Given request:
From the first line of the data below through the line bearing "const height = H", reproduce each line exactly; do not include pictures.

Supplied material:
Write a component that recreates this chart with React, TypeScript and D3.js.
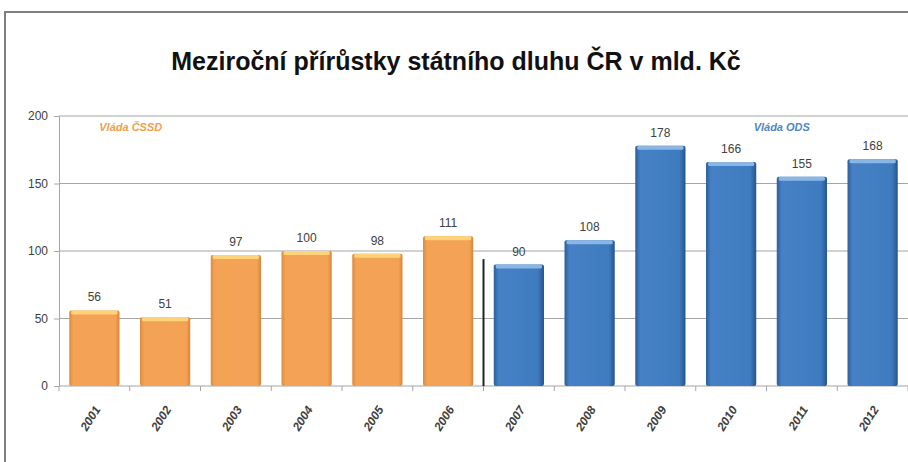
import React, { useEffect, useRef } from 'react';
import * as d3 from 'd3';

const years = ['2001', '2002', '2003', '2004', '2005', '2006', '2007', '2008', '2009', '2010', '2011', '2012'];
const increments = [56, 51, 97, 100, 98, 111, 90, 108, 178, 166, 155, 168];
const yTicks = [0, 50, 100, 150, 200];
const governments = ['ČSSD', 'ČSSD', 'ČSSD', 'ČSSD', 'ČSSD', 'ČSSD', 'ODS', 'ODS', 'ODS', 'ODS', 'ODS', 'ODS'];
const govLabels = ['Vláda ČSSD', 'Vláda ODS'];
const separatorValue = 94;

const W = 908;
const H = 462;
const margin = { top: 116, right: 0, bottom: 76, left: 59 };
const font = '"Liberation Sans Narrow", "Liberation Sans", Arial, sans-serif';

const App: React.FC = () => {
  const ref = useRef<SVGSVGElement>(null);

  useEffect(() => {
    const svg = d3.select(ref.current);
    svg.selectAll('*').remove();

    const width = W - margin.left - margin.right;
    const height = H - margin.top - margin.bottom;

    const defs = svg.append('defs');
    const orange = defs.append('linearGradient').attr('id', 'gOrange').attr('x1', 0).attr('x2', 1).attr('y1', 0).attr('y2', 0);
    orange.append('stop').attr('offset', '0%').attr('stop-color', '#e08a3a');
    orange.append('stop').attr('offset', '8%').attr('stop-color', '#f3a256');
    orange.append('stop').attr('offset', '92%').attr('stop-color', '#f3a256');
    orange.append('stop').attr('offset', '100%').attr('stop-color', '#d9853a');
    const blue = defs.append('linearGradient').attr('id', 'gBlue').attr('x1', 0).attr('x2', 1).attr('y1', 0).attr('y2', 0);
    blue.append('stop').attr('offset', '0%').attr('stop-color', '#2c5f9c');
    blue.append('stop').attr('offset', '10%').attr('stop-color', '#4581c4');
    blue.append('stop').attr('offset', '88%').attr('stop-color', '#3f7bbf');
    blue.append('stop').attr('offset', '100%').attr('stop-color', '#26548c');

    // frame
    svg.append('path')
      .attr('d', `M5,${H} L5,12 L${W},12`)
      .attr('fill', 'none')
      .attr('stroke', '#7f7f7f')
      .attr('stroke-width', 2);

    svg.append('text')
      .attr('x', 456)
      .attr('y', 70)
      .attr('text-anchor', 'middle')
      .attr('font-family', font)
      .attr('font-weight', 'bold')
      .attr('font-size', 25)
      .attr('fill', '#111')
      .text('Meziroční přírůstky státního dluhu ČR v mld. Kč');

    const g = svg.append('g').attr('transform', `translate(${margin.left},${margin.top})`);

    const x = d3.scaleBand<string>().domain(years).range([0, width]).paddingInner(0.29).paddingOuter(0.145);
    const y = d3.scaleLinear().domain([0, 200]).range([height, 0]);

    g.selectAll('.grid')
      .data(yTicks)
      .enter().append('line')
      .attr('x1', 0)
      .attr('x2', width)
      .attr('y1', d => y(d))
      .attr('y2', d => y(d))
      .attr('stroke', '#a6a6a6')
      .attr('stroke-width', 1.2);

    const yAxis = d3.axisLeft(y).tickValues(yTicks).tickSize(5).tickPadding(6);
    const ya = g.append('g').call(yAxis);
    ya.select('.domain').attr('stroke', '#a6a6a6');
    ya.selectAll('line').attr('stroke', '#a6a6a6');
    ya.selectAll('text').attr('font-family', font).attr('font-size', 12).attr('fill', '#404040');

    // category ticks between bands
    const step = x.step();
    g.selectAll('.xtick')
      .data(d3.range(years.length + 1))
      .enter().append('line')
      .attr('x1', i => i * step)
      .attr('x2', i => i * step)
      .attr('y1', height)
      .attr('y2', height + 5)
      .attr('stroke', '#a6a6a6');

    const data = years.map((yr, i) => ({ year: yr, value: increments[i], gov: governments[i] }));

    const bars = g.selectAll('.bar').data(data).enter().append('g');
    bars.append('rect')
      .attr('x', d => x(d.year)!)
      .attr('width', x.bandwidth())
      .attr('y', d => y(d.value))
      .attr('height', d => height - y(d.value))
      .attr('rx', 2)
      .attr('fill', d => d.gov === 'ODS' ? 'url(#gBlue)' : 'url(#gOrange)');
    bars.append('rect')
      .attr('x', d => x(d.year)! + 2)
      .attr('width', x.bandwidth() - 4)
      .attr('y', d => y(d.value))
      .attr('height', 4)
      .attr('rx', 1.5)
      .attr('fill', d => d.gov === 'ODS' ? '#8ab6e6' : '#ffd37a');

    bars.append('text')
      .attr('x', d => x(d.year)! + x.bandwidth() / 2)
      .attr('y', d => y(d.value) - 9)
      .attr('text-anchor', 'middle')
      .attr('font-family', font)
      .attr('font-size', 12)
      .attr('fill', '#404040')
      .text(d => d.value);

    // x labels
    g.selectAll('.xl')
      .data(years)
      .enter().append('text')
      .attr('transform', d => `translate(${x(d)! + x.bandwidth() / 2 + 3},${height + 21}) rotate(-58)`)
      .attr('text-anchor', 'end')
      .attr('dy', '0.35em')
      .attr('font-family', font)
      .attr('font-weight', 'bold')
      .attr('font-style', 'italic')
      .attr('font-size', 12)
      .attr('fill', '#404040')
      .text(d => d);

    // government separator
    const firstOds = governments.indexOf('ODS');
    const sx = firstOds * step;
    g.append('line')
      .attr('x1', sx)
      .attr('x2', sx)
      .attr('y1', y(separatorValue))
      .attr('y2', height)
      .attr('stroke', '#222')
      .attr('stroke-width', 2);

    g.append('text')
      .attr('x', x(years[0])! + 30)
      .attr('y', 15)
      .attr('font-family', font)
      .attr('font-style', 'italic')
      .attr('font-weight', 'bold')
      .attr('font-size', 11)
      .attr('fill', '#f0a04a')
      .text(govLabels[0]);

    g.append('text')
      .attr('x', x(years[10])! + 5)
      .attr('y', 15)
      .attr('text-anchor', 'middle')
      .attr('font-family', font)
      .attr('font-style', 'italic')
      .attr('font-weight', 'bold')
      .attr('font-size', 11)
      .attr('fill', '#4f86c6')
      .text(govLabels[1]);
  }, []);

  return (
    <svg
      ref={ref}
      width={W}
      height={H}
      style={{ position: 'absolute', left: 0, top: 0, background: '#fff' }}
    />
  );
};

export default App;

Correct response:
Write a component that recreates this chart with React, TypeScript and D3.js.
import React, { useEffect, useRef } from 'react';
import * as d3 from 'd3';

const years = ['2001', '2002', '2003', '2004', '2005', '2006', '2007', '2008', '2009', '2010', '2011', '2012'];
const increments = [56, 51, 97, 100, 98, 111, 90, 108, 178, 166, 155, 168];
const yTicks = [0, 50, 100, 150, 200];
const governments = ['ČSSD', 'ČSSD', 'ČSSD', 'ČSSD', 'ČSSD', 'ČSSD', 'ODS', 'ODS', 'ODS', 'ODS', 'ODS', 'ODS'];
const govLabels = ['Vláda ČSSD', 'Vláda ODS'];
const separatorValue = 94;

const W = 908;
const H = 462;
const margin = { top: 116, right: 0, bottom: 76, left: 59 };
const font = '"Liberation Sans Narrow", "Liberation Sans", Arial, sans-serif';

const App: React.FC = () => {
  const ref = useRef<SVGSVGElement>(null);

  useEffect(() => {
    const svg = d3.select(ref.current);
    svg.selectAll('*').remove();

    const width = W - margin.left - margin.right;
    const height = H - margin.top - margin.bottom;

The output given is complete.